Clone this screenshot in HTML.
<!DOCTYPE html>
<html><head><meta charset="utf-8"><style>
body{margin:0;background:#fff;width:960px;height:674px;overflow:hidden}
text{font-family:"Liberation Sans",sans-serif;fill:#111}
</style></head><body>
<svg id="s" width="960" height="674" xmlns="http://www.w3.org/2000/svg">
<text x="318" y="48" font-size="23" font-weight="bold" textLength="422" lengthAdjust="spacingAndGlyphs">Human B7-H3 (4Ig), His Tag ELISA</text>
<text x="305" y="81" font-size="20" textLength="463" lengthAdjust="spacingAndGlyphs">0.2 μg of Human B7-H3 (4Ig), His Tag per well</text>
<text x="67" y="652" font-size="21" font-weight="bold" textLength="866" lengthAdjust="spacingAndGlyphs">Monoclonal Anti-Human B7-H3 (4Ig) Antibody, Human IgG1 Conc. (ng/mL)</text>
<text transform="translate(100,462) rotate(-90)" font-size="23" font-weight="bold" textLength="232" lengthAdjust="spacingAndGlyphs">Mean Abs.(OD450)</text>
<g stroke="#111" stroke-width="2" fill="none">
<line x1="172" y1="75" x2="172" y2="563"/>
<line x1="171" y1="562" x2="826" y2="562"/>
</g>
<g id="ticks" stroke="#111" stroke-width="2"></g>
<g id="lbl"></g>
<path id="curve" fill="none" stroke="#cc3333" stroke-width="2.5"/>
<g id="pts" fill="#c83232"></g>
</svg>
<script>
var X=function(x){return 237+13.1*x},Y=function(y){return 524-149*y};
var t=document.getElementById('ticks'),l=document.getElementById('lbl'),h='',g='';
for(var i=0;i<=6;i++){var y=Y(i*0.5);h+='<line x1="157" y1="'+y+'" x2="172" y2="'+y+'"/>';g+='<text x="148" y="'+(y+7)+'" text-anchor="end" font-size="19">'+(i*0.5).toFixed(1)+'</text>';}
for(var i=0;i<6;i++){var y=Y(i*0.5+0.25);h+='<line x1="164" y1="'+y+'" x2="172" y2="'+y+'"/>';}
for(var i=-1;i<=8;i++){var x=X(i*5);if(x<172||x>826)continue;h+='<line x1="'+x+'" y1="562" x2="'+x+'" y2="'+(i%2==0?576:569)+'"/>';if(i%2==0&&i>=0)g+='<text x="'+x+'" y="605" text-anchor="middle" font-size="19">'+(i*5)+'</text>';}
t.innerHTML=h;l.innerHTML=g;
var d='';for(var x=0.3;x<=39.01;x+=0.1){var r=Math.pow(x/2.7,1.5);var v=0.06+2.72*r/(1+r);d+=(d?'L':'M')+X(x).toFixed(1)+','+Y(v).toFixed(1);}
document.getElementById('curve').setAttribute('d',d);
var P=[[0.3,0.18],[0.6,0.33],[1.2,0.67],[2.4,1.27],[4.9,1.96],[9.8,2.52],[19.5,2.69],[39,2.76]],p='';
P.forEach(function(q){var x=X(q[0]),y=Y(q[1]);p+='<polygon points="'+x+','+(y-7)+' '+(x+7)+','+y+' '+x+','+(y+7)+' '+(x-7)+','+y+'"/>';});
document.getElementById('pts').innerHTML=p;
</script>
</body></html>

---

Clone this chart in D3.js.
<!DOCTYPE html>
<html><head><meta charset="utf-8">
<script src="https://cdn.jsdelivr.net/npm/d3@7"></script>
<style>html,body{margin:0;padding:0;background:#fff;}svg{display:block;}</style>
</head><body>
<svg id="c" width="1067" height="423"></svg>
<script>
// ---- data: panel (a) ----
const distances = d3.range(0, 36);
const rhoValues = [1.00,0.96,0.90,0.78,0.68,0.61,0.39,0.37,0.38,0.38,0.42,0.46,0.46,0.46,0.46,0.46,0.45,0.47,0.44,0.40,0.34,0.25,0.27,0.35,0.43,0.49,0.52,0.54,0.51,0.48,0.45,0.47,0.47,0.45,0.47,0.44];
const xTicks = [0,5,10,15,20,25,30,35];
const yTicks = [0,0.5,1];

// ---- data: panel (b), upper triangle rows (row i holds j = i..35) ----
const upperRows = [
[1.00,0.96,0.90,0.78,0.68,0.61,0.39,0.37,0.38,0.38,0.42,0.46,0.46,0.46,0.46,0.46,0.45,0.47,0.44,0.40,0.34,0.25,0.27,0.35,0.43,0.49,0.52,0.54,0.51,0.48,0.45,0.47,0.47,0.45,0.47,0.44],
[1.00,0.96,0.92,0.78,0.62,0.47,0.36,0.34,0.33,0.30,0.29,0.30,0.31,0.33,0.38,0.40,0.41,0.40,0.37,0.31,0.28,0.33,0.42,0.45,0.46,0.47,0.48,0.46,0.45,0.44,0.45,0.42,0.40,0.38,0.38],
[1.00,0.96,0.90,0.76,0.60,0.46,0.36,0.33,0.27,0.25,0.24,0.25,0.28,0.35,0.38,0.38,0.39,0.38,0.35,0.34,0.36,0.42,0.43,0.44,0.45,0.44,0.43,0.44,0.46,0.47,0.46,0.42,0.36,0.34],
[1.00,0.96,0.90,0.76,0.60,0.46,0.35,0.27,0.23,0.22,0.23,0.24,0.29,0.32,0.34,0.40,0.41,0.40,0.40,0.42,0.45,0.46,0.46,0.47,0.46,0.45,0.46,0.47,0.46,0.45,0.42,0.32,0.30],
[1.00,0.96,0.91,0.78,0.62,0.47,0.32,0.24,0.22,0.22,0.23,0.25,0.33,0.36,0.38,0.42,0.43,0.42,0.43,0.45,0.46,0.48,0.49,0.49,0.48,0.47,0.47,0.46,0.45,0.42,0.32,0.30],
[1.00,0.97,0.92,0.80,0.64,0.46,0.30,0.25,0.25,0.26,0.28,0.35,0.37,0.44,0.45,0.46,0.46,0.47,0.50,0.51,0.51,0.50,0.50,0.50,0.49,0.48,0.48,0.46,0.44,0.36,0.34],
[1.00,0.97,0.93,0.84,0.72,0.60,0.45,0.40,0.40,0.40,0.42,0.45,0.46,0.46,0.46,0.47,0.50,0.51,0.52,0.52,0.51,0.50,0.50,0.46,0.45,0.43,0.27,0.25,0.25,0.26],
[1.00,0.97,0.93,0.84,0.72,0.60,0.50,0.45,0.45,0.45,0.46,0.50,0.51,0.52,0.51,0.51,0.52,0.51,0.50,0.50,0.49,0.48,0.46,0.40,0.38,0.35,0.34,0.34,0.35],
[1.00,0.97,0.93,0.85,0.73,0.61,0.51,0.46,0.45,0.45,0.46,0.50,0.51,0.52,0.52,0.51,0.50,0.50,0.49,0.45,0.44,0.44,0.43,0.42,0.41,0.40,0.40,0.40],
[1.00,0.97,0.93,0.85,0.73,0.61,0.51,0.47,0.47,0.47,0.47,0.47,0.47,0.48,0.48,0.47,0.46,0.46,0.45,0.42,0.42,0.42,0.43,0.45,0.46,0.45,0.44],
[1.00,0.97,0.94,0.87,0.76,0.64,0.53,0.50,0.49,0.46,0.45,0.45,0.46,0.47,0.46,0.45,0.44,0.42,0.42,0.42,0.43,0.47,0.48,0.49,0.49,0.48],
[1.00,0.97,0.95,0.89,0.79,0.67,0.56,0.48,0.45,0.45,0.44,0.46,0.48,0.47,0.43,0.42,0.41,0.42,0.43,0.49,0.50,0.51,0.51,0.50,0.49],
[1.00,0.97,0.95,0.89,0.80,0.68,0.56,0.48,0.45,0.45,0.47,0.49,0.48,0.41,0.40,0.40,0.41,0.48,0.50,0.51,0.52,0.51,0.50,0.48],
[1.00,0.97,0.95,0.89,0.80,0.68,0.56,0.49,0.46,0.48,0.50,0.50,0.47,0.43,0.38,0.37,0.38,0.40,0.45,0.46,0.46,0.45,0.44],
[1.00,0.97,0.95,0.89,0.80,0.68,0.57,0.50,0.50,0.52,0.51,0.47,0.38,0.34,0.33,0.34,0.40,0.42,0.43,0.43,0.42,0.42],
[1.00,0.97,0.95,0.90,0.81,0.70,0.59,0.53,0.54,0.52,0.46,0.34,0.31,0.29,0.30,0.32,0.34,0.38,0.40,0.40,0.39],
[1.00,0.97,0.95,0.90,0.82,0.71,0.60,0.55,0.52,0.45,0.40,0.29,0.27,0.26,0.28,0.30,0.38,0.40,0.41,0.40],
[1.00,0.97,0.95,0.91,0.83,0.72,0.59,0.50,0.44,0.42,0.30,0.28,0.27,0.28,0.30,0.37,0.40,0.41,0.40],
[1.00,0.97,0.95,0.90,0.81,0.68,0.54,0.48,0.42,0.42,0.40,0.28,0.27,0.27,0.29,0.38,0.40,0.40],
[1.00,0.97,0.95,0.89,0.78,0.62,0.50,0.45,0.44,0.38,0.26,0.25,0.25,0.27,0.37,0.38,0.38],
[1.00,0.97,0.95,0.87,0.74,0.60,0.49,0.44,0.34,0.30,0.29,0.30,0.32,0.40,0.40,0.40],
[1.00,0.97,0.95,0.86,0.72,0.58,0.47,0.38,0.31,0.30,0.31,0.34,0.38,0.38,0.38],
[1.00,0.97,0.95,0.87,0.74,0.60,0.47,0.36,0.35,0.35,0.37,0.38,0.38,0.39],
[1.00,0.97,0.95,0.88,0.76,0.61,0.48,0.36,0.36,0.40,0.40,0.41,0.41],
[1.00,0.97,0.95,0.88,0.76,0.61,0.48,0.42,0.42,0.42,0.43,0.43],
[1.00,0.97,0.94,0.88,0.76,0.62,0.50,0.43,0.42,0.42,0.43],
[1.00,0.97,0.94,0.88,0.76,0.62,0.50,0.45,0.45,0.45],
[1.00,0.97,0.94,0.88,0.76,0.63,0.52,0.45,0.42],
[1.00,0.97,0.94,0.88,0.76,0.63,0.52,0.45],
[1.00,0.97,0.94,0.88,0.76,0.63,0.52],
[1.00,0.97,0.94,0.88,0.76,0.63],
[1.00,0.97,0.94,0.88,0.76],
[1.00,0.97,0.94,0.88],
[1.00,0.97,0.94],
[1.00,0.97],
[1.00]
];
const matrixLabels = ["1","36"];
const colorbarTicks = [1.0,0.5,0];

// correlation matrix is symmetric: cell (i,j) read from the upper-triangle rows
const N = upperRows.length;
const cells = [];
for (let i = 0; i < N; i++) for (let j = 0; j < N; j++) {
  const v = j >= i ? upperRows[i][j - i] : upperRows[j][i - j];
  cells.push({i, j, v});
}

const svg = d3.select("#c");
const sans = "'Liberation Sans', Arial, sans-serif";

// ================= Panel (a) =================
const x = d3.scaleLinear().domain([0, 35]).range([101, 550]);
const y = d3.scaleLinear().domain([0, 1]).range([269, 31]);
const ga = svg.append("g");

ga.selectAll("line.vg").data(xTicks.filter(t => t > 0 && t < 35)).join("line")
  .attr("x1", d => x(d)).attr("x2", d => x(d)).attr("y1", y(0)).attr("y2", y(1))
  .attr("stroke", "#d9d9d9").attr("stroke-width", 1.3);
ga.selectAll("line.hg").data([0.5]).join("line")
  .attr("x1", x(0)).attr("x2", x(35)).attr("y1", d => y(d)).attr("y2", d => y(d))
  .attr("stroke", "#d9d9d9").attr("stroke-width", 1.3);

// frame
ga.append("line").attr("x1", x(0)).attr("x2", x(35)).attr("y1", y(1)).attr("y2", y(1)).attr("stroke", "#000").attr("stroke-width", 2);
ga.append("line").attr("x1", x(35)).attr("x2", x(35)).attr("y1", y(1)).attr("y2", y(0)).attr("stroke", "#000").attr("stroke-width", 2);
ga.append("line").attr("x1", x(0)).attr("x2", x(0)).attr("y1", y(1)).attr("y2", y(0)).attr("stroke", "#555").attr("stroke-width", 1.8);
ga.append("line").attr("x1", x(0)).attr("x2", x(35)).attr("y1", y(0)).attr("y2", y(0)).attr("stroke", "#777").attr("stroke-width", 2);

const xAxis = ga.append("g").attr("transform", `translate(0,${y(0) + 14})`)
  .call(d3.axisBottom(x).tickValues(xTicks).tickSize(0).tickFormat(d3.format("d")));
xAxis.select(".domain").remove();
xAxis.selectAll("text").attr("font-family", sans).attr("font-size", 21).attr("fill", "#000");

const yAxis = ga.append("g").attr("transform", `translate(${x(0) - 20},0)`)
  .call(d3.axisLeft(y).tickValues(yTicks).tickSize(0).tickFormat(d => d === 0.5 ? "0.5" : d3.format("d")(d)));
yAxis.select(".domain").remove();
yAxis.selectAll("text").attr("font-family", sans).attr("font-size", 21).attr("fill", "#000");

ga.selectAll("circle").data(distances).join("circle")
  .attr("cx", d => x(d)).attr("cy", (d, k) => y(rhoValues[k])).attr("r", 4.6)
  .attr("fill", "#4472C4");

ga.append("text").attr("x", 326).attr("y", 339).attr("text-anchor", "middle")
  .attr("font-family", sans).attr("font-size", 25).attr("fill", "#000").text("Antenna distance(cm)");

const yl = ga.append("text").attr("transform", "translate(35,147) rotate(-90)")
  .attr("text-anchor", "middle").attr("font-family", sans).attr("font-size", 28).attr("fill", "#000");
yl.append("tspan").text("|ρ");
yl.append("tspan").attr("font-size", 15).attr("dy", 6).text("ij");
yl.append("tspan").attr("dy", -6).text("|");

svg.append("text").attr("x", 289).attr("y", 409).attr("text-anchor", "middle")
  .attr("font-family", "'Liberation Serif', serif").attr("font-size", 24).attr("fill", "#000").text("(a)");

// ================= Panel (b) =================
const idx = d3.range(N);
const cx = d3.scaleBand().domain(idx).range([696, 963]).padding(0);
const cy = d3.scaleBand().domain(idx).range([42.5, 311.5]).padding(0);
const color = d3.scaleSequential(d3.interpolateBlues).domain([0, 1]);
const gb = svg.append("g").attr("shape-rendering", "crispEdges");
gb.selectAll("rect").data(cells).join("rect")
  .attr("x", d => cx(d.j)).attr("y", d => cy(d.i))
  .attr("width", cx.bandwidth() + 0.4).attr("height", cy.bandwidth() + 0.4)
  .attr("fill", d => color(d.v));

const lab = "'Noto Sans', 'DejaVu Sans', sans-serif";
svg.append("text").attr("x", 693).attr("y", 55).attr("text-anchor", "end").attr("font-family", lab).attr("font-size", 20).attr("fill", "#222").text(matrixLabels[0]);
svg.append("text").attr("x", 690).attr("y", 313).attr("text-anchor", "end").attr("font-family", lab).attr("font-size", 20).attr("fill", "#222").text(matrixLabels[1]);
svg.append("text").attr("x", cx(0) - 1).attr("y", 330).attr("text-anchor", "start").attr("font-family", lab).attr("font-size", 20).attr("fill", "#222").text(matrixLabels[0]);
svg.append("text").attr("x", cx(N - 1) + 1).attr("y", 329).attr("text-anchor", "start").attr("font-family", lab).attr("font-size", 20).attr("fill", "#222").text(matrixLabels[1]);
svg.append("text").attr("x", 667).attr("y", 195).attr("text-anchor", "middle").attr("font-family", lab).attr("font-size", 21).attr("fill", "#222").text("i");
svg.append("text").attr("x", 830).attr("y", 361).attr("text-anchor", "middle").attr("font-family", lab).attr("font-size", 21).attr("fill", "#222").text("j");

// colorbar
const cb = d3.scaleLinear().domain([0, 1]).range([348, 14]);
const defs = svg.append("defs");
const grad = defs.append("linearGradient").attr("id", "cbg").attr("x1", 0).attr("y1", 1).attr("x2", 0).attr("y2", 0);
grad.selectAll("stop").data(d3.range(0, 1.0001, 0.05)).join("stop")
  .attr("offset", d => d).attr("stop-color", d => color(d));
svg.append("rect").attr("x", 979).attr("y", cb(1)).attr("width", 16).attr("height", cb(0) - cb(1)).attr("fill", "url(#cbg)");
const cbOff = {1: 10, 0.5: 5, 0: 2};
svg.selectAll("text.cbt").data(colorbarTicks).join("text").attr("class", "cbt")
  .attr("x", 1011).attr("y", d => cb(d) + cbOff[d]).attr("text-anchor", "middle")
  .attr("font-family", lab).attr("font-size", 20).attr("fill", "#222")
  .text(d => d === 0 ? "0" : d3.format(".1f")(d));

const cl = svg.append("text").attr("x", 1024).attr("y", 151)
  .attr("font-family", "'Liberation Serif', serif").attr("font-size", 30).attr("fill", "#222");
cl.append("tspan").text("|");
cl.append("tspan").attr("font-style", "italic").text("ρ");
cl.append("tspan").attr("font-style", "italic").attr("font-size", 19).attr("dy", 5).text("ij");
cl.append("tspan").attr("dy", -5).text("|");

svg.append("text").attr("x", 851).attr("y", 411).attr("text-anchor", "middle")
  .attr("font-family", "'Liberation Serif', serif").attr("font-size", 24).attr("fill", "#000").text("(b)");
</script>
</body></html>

● **What to work on**: Report all lines of the material that contain the word "this".

● **Worked answer**:
Clone this screenshot in HTML.
Clone this chart in D3.js.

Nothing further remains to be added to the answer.